• What the exercise asks:
Retype, word for word, the lines from the first line of the entries through the line that holds "3.0, 3.1, 3.1416];"; leave out the pictures.

(Saved entries)

- - - - - - -

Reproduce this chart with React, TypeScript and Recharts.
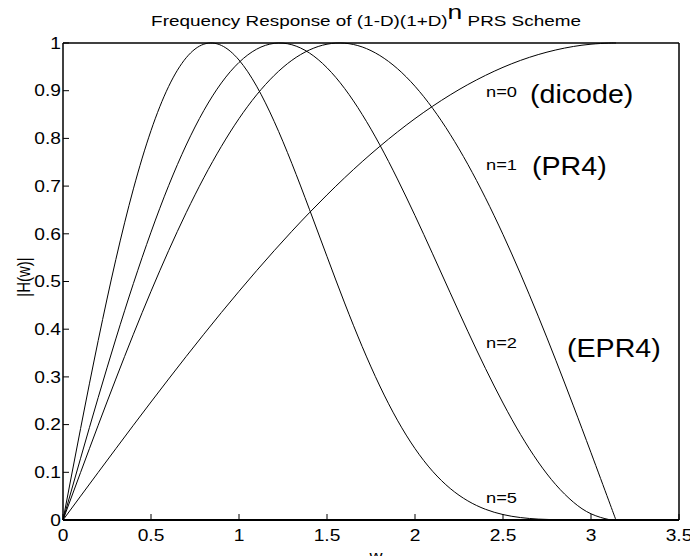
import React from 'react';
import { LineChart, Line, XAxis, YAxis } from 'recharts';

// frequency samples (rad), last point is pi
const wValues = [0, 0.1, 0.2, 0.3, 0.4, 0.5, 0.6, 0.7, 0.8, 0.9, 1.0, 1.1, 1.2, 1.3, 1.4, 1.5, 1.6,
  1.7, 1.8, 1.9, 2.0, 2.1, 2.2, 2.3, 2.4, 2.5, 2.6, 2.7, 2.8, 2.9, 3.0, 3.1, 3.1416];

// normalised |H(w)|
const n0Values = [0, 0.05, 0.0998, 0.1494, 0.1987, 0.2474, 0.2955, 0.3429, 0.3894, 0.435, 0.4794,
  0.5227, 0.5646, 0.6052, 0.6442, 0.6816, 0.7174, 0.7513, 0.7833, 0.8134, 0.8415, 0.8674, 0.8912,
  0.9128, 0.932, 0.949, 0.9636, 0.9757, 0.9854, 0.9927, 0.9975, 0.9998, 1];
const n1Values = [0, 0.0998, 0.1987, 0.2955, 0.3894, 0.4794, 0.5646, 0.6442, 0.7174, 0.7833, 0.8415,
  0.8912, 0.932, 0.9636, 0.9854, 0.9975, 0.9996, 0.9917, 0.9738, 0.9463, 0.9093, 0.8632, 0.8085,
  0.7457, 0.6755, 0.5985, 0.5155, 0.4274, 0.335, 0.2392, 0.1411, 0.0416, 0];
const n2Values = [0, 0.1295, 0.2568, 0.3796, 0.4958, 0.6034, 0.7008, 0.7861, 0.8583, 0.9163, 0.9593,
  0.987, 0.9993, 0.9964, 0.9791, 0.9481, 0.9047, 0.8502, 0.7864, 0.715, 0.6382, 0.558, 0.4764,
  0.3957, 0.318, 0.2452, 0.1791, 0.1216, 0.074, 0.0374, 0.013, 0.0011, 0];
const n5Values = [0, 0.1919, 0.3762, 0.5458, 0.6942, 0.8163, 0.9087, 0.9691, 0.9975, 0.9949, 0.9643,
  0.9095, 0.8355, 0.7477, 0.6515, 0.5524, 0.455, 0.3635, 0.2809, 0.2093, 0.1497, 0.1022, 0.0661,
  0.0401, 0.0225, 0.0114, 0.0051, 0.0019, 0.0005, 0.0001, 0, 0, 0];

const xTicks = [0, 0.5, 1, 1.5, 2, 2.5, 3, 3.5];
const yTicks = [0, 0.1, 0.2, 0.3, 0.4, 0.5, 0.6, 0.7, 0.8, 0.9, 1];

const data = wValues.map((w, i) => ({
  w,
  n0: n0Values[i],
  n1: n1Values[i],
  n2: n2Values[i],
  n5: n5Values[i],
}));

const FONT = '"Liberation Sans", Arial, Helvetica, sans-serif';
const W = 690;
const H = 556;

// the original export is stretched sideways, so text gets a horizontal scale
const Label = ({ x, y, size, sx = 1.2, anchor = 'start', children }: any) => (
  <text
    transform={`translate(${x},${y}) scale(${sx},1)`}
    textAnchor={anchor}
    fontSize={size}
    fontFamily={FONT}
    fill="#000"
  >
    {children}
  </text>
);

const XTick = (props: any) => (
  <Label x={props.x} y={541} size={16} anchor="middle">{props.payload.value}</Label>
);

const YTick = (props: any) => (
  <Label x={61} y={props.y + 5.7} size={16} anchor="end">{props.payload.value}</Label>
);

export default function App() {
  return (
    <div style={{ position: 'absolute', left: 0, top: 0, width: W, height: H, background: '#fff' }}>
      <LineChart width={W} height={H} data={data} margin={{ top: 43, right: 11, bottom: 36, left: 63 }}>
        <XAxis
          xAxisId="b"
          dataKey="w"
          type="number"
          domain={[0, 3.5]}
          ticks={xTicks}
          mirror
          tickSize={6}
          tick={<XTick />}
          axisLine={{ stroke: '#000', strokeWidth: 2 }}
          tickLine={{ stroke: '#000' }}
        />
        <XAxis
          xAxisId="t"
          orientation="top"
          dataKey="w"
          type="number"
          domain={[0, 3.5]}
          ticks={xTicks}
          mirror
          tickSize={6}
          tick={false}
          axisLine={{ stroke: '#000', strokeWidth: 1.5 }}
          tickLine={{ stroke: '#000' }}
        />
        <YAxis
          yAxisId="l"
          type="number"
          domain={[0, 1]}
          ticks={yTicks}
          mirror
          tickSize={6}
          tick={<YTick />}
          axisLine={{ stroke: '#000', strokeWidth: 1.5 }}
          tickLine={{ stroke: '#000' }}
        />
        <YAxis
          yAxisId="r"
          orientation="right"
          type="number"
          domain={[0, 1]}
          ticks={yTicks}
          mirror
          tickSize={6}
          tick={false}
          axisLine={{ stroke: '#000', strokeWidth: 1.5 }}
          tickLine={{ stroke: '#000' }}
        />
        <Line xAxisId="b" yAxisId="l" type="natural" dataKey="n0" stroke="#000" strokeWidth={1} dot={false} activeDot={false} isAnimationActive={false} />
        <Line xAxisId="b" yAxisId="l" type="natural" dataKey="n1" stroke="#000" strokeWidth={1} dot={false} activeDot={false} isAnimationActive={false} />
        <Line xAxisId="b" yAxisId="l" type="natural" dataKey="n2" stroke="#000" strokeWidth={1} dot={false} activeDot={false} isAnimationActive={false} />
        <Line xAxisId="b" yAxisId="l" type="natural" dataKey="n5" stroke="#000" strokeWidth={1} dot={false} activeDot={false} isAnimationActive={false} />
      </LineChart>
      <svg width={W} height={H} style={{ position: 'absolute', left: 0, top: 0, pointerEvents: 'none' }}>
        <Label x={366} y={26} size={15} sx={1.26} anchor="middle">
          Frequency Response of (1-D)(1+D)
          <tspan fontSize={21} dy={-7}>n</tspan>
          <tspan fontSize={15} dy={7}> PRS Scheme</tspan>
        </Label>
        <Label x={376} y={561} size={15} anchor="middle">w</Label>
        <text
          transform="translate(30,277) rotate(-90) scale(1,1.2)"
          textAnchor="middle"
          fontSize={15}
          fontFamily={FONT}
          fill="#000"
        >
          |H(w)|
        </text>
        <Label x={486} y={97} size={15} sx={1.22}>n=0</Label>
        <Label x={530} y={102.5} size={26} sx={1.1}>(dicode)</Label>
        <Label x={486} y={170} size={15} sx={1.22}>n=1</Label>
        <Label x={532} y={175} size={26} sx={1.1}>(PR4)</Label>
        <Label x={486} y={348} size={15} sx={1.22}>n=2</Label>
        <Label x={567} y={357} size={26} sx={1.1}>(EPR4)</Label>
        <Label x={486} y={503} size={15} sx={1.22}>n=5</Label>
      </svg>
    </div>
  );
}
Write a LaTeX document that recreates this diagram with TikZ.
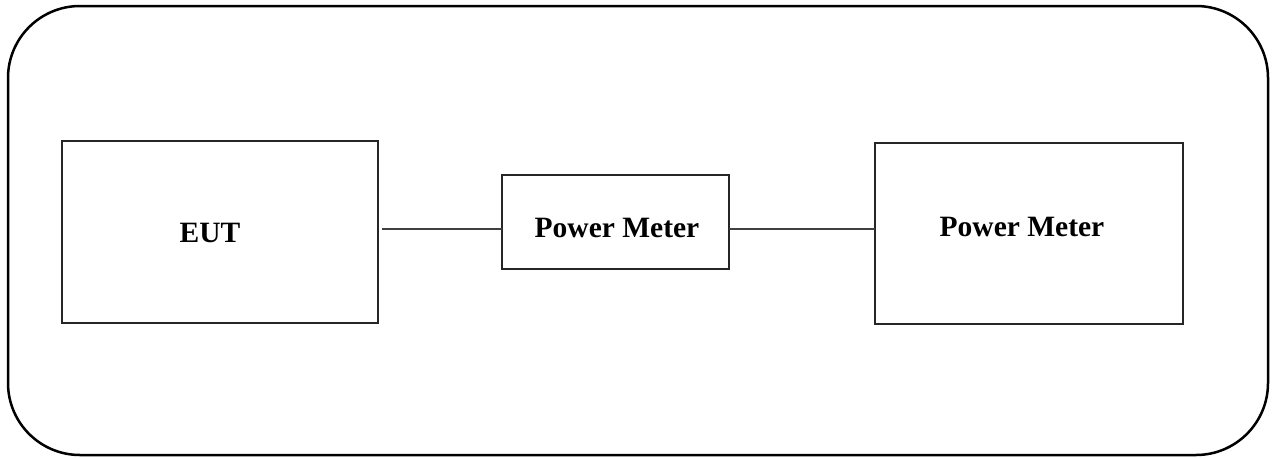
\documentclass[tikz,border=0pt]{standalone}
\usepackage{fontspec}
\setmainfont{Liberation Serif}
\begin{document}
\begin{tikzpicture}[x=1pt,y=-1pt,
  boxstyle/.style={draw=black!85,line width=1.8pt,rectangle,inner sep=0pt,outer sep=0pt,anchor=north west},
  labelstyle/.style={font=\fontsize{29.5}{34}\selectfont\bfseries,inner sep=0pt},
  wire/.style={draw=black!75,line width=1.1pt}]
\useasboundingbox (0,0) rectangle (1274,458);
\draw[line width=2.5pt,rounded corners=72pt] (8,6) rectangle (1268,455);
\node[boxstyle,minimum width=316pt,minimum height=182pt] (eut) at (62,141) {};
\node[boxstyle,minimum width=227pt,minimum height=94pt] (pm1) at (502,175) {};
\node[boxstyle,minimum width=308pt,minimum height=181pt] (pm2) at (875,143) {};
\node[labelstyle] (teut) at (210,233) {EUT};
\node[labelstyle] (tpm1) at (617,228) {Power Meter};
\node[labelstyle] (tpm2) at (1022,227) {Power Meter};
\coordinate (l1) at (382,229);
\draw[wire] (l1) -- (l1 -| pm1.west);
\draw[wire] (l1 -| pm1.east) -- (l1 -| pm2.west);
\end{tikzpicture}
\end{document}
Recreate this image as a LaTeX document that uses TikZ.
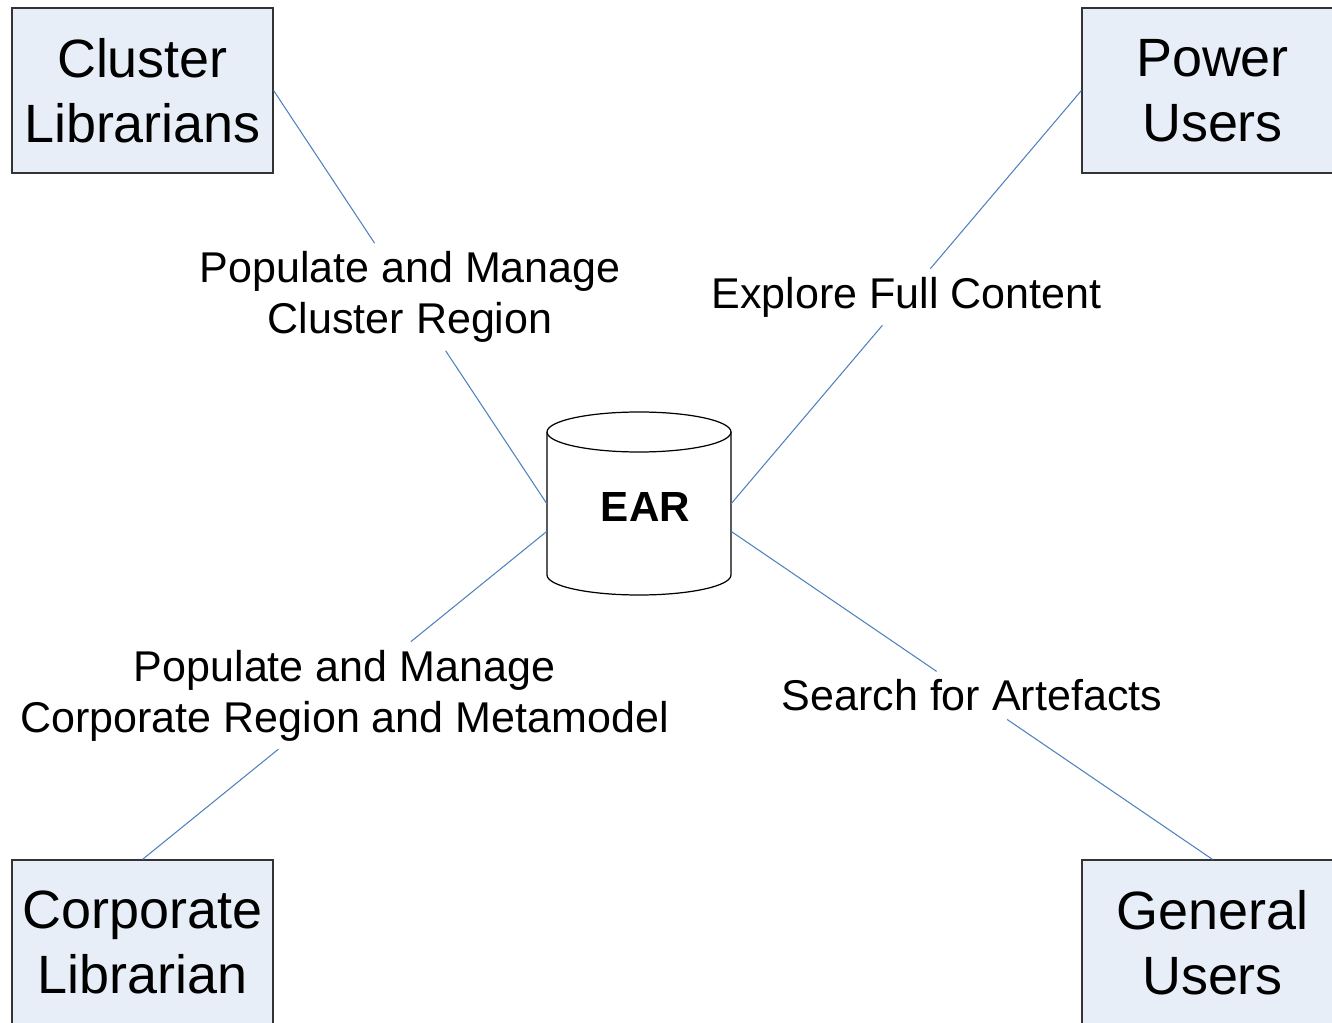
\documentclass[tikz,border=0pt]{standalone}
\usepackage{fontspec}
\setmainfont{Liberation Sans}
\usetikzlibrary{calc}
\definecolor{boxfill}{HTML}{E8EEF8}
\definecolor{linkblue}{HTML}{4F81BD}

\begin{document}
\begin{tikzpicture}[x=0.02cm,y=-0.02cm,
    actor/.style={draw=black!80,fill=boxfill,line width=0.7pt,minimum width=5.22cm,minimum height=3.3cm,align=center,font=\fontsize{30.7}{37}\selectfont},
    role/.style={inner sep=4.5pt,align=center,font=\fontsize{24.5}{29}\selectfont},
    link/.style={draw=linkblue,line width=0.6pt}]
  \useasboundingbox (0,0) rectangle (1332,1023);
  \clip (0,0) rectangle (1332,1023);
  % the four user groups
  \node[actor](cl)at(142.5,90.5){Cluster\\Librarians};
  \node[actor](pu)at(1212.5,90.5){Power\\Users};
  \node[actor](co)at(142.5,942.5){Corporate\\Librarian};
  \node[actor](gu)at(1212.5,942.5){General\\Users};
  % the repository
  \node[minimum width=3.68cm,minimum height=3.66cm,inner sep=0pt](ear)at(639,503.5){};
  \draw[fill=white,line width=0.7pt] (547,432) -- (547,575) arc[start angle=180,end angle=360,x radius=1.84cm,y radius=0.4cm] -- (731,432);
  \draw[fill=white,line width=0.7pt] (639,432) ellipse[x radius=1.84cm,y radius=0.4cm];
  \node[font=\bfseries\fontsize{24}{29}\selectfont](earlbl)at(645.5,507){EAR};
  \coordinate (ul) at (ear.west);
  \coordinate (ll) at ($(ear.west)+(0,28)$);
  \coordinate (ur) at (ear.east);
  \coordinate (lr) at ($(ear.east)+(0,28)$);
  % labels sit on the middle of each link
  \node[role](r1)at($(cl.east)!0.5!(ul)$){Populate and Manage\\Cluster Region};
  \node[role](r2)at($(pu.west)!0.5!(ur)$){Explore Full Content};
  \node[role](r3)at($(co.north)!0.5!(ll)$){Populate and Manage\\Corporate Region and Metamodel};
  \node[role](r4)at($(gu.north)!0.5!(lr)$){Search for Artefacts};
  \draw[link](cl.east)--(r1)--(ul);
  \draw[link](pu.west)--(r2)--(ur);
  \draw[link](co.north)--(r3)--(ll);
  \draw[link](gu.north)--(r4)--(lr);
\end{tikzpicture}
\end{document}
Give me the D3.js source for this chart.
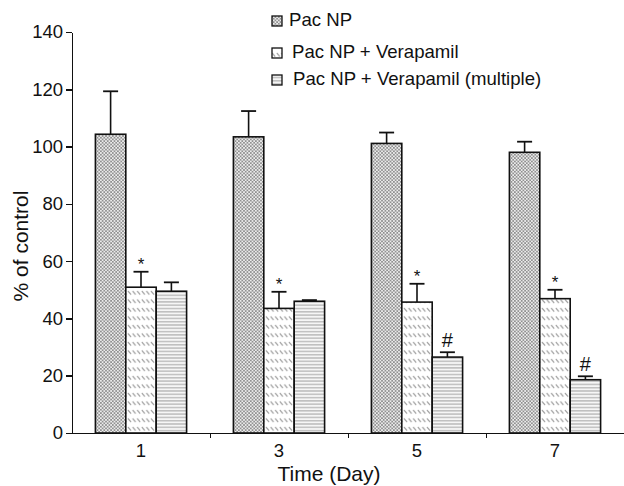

- - - - - - -

• Task solution:
Reproduce this chart with React, TypeScript and Recharts.
import React from 'react';
import { LineChart, Line, XAxis, YAxis } from 'recharts';

// frequency samples (rad), last point is pi
const wValues = [0, 0.1, 0.2, 0.3, 0.4, 0.5, 0.6, 0.7, 0.8, 0.9, 1.0, 1.1, 1.2, 1.3, 1.4, 1.5, 1.6,
  1.7, 1.8, 1.9, 2.0, 2.1, 2.2, 2.3, 2.4, 2.5, 2.6, 2.7, 2.8, 2.9, 3.0, 3.1, 3.1416];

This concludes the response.